> [Exercise aim]: How many of the lines contain the string "image"? Give the number, with no other words.

> [Collected data]:
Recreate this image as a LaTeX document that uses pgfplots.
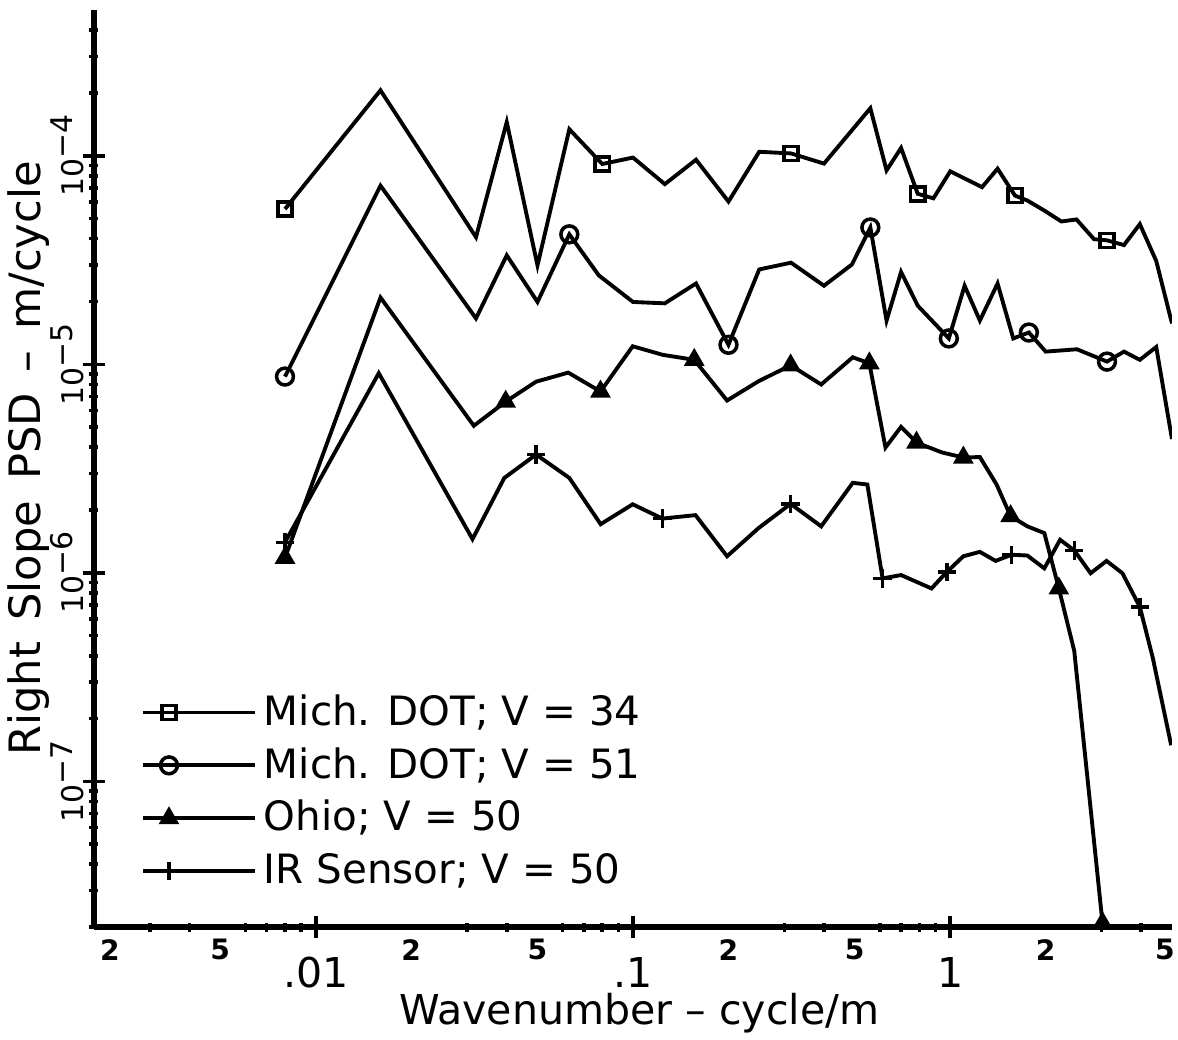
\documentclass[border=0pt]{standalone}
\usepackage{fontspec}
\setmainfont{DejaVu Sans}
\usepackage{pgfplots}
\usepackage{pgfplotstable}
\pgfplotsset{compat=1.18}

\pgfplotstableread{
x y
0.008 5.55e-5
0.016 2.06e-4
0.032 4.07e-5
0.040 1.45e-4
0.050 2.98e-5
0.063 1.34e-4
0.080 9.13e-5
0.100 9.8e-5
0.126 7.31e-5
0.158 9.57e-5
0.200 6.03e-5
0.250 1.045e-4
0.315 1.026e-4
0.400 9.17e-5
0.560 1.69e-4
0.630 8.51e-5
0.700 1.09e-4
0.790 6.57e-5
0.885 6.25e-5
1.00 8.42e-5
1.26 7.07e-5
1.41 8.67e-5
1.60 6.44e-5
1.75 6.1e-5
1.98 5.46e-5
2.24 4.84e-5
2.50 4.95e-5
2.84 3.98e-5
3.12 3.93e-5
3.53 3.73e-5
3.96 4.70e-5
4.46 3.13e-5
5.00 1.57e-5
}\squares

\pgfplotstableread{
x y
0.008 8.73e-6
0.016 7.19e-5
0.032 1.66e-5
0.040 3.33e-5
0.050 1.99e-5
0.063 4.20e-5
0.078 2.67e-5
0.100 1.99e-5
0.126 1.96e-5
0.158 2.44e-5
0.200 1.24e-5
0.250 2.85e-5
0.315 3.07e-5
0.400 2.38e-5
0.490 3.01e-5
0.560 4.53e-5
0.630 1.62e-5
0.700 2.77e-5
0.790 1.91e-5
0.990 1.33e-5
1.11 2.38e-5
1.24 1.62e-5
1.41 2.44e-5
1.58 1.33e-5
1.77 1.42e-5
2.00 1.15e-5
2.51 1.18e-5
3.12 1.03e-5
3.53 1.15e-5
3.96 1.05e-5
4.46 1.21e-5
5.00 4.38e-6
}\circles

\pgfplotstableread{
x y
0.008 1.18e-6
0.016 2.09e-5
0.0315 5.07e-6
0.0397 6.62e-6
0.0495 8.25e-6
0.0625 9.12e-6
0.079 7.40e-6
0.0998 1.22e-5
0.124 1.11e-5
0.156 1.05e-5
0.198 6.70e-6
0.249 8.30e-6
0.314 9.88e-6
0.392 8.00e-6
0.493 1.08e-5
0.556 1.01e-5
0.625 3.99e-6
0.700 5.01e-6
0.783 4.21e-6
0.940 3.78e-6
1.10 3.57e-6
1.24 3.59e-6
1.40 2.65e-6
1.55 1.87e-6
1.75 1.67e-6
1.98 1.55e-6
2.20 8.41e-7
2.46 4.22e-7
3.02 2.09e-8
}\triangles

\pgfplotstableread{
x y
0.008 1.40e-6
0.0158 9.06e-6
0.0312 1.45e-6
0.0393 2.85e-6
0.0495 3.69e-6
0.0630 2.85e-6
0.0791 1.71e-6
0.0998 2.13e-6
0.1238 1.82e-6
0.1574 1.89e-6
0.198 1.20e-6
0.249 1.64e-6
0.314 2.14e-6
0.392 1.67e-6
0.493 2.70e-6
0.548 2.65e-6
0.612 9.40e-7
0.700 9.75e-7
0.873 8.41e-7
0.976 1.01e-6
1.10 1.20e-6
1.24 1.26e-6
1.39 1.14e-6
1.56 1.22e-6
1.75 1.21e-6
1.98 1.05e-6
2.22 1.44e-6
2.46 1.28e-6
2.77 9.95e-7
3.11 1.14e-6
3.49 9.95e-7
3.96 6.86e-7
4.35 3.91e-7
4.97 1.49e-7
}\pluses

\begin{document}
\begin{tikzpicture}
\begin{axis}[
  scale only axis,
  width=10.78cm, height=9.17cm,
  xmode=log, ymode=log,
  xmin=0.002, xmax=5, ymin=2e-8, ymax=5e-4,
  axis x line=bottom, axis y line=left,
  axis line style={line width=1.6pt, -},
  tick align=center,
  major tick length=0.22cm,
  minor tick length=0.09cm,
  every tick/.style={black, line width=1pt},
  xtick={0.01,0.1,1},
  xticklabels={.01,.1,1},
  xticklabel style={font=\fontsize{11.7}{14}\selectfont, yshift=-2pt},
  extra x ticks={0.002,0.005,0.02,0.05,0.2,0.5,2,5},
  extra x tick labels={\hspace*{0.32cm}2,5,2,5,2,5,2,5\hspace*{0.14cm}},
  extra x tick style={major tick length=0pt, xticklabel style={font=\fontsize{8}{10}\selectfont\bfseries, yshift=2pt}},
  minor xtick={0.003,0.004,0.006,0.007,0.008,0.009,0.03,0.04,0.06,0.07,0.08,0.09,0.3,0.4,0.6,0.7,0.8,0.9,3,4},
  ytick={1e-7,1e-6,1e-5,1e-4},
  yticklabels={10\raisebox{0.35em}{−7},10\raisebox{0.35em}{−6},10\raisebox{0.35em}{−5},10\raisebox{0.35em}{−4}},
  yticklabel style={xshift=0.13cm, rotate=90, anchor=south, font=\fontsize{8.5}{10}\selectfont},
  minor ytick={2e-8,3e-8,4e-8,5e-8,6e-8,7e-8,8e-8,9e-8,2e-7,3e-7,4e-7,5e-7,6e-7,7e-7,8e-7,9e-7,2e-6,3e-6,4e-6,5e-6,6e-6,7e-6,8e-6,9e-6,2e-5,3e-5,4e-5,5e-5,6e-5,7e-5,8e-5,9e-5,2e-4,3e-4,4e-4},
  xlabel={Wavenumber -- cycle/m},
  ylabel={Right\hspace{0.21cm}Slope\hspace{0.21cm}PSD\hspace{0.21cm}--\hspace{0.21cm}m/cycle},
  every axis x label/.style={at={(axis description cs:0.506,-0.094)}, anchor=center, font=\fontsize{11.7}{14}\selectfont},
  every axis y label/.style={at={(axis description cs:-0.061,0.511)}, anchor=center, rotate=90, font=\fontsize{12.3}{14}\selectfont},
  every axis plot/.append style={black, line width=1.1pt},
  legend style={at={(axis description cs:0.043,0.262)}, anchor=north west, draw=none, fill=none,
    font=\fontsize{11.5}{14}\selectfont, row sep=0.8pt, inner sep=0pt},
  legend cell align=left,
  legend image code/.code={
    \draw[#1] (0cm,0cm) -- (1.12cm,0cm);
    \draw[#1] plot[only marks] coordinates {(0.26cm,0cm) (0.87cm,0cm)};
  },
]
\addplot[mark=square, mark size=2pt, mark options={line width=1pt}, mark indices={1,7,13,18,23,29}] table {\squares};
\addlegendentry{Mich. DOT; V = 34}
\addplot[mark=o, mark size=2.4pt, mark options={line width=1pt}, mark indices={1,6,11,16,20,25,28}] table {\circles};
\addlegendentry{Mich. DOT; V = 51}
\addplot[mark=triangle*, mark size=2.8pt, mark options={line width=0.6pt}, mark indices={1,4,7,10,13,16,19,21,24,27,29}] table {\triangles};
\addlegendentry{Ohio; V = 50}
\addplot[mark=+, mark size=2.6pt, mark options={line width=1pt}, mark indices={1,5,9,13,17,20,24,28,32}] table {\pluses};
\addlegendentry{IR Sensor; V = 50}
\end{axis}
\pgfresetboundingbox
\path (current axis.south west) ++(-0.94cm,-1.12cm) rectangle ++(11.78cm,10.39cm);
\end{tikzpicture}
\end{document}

> [Solution to this exercise]: 2